The lines from the top of the material below through the line containing "132.35, 132.36, 132.37];" are to be printed exactly, with pictures omitted.

____________________

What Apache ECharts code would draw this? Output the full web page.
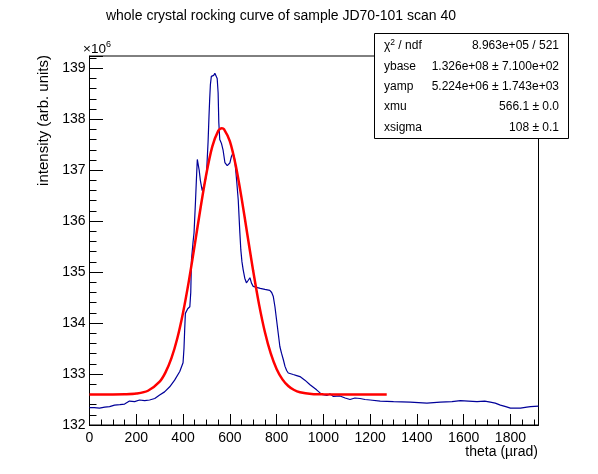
<!DOCTYPE html>
<html lang="en">
<head>
    <meta charset="UTF-8">
    <title>whole crystal rocking curve</title>
    <script src="https://cdn.jsdelivr.net/npm/echarts@6/dist/echarts.min.js"></script>
    <style>
        html, body { margin: 0; padding: 0; background: #fff; }
        #chart { width: 598px; height: 474px; }
    </style>
</head>
<body>
<div id="chart"></div>
<script>
    // scan data, intensity in units of 1e6
    let histTheta = [0, 20, 43, 65, 86, 107, 130, 150, 171, 193, 214, 236, 257, 279, 300, 321, 343, 364, 386, 400,
        404, 407, 410, 420, 429, 433, 436, 443, 447, 453, 457, 461, 465, 469, 474, 482, 493, 500, 507, 511,
        514, 517, 521, 531, 536, 541, 546, 550, 553, 557, 564, 571, 579, 589, 600, 607, 614, 621, 629, 636,
        643, 647, 652, 657, 664, 671, 679, 686, 693, 700, 707, 730, 750, 771, 779, 786, 793, 800, 807, 814,
        821, 829, 836, 843, 850, 871, 886, 900, 921, 943, 957, 971, 993, 1000, 1015, 1029, 1043, 1071, 1093, 1114,
        1135, 1157, 1178, 1200, 1243, 1300, 1371, 1443, 1500, 1550, 1586, 1620, 1657, 1690, 1714, 1735, 1757, 1780, 1800, 1843,
        1870, 1886, 1920];
    let histIntensity = [132.34, 132.34, 132.33, 132.35, 132.36, 132.39, 132.40, 132.41, 132.47, 132.46, 132.49, 132.48, 132.49, 132.52, 132.59, 132.65, 132.75, 132.88, 133.05, 133.22,
        133.50, 133.87, 134.19, 134.28, 134.32, 134.60, 135.24, 135.60, 135.77, 136.36, 136.80, 137.21, 137.20, 137.00, 136.80, 136.60, 136.75, 136.90, 137.55, 138.06,
        138.40, 138.68, 138.84, 138.86, 138.90, 138.88, 138.80, 138.52, 137.93, 137.60, 137.53, 137.40, 137.15, 137.09, 137.14, 137.27, 137.34, 137.21, 136.81, 136.42,
        135.77, 135.44, 135.20, 135.05, 134.88, 134.79, 134.84, 134.89, 134.78, 134.72, 134.70, 134.68, 134.66, 134.64, 134.60, 134.52, 134.32, 134.06, 133.80, 133.54,
        133.41, 133.28, 133.15, 133.07, 133.02, 132.99, 132.97, 132.95, 132.88, 132.79, 132.74, 132.69, 132.60, 132.61, 132.58, 132.61, 132.56, 132.57, 132.53, 132.50,
        132.53, 132.52, 132.50, 132.49, 132.47, 132.46, 132.45, 132.43, 132.45, 132.46, 132.48, 132.47, 132.46, 132.47, 132.45, 132.43, 132.39, 132.36, 132.33, 132.33,
        132.35, 132.36, 132.37];

    // gaussian fit curve as drawn
    let fitTheta = [0, 50, 100, 150, 200, 250, 300, 325, 350, 375, 400, 425, 450, 475, 500, 525, 550, 566, 575, 600,
        625, 650, 675, 700, 725, 750, 775, 800, 825, 850, 875, 900, 950, 1000, 1100, 1200, 1271];
    let fitIntensity = [132.60, 132.60, 132.60, 132.603, 132.617, 132.672, 132.852, 133.033, 133.307, 133.693, 134.204, 134.828, 135.534, 136.263, 136.934, 137.461, 137.766, 137.824, 137.806, 137.571,
        137.100, 136.461, 135.739, 135.020, 134.367, 133.824, 133.403, 133.099, 132.895, 132.765, 132.687, 132.644, 132.609, 132.601, 132.60, 132.60, 132.60];

    let statNames = ['ybase', 'yamp', 'xmu', 'xsigma'];
    let statValues = ['1.326e+08 \u00b1 7.100e+02', '5.224e+06 \u00b1 1.743e+03', '566.1 \u00b1 0.0', '108 \u00b1 0.1'];

    let font = 'Liberation Sans';
    let chart = echarts.init(document.getElementById('chart'));

    let histData = histTheta.map((t, i) => [t, histIntensity[i]]);
    let fitData = fitTheta.map((t, i) => [t, fitIntensity[i]]);

    let statGraphics = [{
        type: 'rect',
        shape: { x: 374.5, y: 33.5, width: 194, height: 105 },
        style: { fill: '#fff', stroke: '#000', lineWidth: 1 },
        z: 100
    }, {
        type: 'text', x: 384, y: 46, z: 101,
        style: {
            text: '{a|\u03c7}{s|2}{a| / ndf}',
            textVerticalAlign: 'middle',
            rich: {
                a: { fontSize: 12, fontFamily: font, fill: '#000' },
                s: { fontSize: 8.5, fontFamily: font, fill: '#000', padding: [0, 0, 7, 0] }
            }
        }
    }, {
        type: 'text', x: 559, y: 46, z: 101,
        style: { text: '8.963e+05 / 521', fontSize: 12, fontFamily: font, fill: '#000', textAlign: 'right', textVerticalAlign: 'middle' }
    }];
    statNames.forEach((n, i) => {
        let yy = 66.5 + i * 20.3;
        statGraphics.push({
            type: 'text', x: 384, y: yy, z: 101,
            style: { text: n, fontSize: 12, fontFamily: font, fill: '#000', textVerticalAlign: 'middle' }
        });
        statGraphics.push({
            type: 'text', x: 559, y: yy, z: 101,
            style: { text: statValues[i], fontSize: 12, fontFamily: font, fill: '#000', textAlign: 'right', textVerticalAlign: 'middle' }
        });
    });

    let option = {
        animation: false,
        backgroundColor: '#fff',
        grid: {
            left: 89.5, right: 59.5, top: 56, bottom: 49,
            show: true, borderColor: '#000', borderWidth: 1, backgroundColor: 'transparent'
        },
        xAxis: [{
            type: 'value', min: 0, max: 1920, interval: 200, position: 'bottom',
            axisLine: { lineStyle: { color: '#000', width: 1 } },
            axisTick: { inside: true, length: 11, lineStyle: { color: '#000' } },
            axisLabel: {
                color: '#000', fontSize: 14, fontFamily: font, margin: 6,
                formatter: v => (v % 200 === 0 ? String(v) : '')
            },
            splitLine: { show: false }
        }, {
            type: 'value', min: 0, max: 1920, interval: 50, position: 'bottom',
            axisLine: { show: false },
            axisTick: { inside: true, length: 5.5, lineStyle: { color: '#000' } },
            axisLabel: { show: false },
            splitLine: { show: false }
        }],
        yAxis: [{
            type: 'value', min: 132, max: 139.24, interval: 1,
            axisLine: { lineStyle: { color: '#000', width: 1 } },
            axisTick: { inside: true, length: 13.5, lineStyle: { color: '#000' } },
            axisLabel: {
                color: '#000', fontSize: 14, fontFamily: font, margin: 4,
                formatter: v => (Math.abs(v - Math.round(v)) < 1e-6 ? String(Math.round(v)) : '')
            },
            splitLine: { show: false }
        }, {
            type: 'value', min: 132, max: 139.24, interval: 0.2, position: 'left',
            axisLine: { show: false },
            axisTick: { inside: true, length: 7, lineStyle: { color: '#000' } },
            axisLabel: { show: false },
            splitLine: { show: false }
        }],
        series: [{
            type: 'line',
            data: histData,
            showSymbol: false,
            lineStyle: { color: '#000099', width: 1.2 },
            z: 3
        }, {
            type: 'line',
            data: fitData,
            smooth: 0.3,
            showSymbol: false,
            lineStyle: { color: '#ff0000', width: 2.5 },
            z: 4
        }],
        graphic: [{
            type: 'text', x: 281, y: 16,
            style: { text: 'whole crystal rocking curve of sample JD70-101 scan 40', fontSize: 14, fontFamily: font, fill: '#000', textAlign: 'center', textVerticalAlign: 'middle' }
        }, {
            type: 'text', x: 538, y: 452,
            style: { text: 'theta (\u00b5rad)', fontSize: 14, fontFamily: font, fill: '#000', textAlign: 'right', textVerticalAlign: 'middle' }
        }, {
            type: 'text', x: 44, y: 55, rotation: Math.PI / 2,
            style: { text: 'intensity (arb. units)', fontSize: 15, fontFamily: font, fill: '#000', textAlign: 'right', textVerticalAlign: 'middle' }
        }, {
            type: 'text', x: 83, y: 49,
            style: {
                text: '{a|\u00d710}{s|6}',
                textVerticalAlign: 'middle',
                rich: {
                    a: { fontSize: 13.5, fontFamily: font, fill: '#000' },
                    s: { fontSize: 9, fontFamily: font, fill: '#000', padding: [0, 0, 8, 0] }
                }
            }
        }].concat(statGraphics)
    };
    chart.setOption(option);
</script>
</body>
</html>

____________________

RESPONSE FOR THIS EXERCISE:
What Apache ECharts code would draw this? Output the full web page.
<!DOCTYPE html>
<html lang="en">
<head>
    <meta charset="UTF-8">
    <title>whole crystal rocking curve</title>
    <script src="https://cdn.jsdelivr.net/npm/echarts@6/dist/echarts.min.js"></script>
    <style>
        html, body { margin: 0; padding: 0; background: #fff; }
        #chart { width: 598px; height: 474px; }
    </style>
</head>
<body>
<div id="chart"></div>
<script>
    // scan data, intensity in units of 1e6
    let histTheta = [0, 20, 43, 65, 86, 107, 130, 150, 171, 193, 214, 236, 257, 279, 300, 321, 343, 364, 386, 400,
        404, 407, 410, 420, 429, 433, 436, 443, 447, 453, 457, 461, 465, 469, 474, 482, 493, 500, 507, 511,
        514, 517, 521, 531, 536, 541, 546, 550, 553, 557, 564, 571, 579, 589, 600, 607, 614, 621, 629, 636,
        643, 647, 652, 657, 664, 671, 679, 686, 693, 700, 707, 730, 750, 771, 779, 786, 793, 800, 807, 814,
        821, 829, 836, 843, 850, 871, 886, 900, 921, 943, 957, 971, 993, 1000, 1015, 1029, 1043, 1071, 1093, 1114,
        1135, 1157, 1178, 1200, 1243, 1300, 1371, 1443, 1500, 1550, 1586, 1620, 1657, 1690, 1714, 1735, 1757, 1780, 1800, 1843,
        1870, 1886, 1920];
    let histIntensity = [132.34, 132.34, 132.33, 132.35, 132.36, 132.39, 132.40, 132.41, 132.47, 132.46, 132.49, 132.48, 132.49, 132.52, 132.59, 132.65, 132.75, 132.88, 133.05, 133.22,
        133.50, 133.87, 134.19, 134.28, 134.32, 134.60, 135.24, 135.60, 135.77, 136.36, 136.80, 137.21, 137.20, 137.00, 136.80, 136.60, 136.75, 136.90, 137.55, 138.06,
        138.40, 138.68, 138.84, 138.86, 138.90, 138.88, 138.80, 138.52, 137.93, 137.60, 137.53, 137.40, 137.15, 137.09, 137.14, 137.27, 137.34, 137.21, 136.81, 136.42,
        135.77, 135.44, 135.20, 135.05, 134.88, 134.79, 134.84, 134.89, 134.78, 134.72, 134.70, 134.68, 134.66, 134.64, 134.60, 134.52, 134.32, 134.06, 133.80, 133.54,
        133.41, 133.28, 133.15, 133.07, 133.02, 132.99, 132.97, 132.95, 132.88, 132.79, 132.74, 132.69, 132.60, 132.61, 132.58, 132.61, 132.56, 132.57, 132.53, 132.50,
        132.53, 132.52, 132.50, 132.49, 132.47, 132.46, 132.45, 132.43, 132.45, 132.46, 132.48, 132.47, 132.46, 132.47, 132.45, 132.43, 132.39, 132.36, 132.33, 132.33,
        132.35, 132.36, 132.37];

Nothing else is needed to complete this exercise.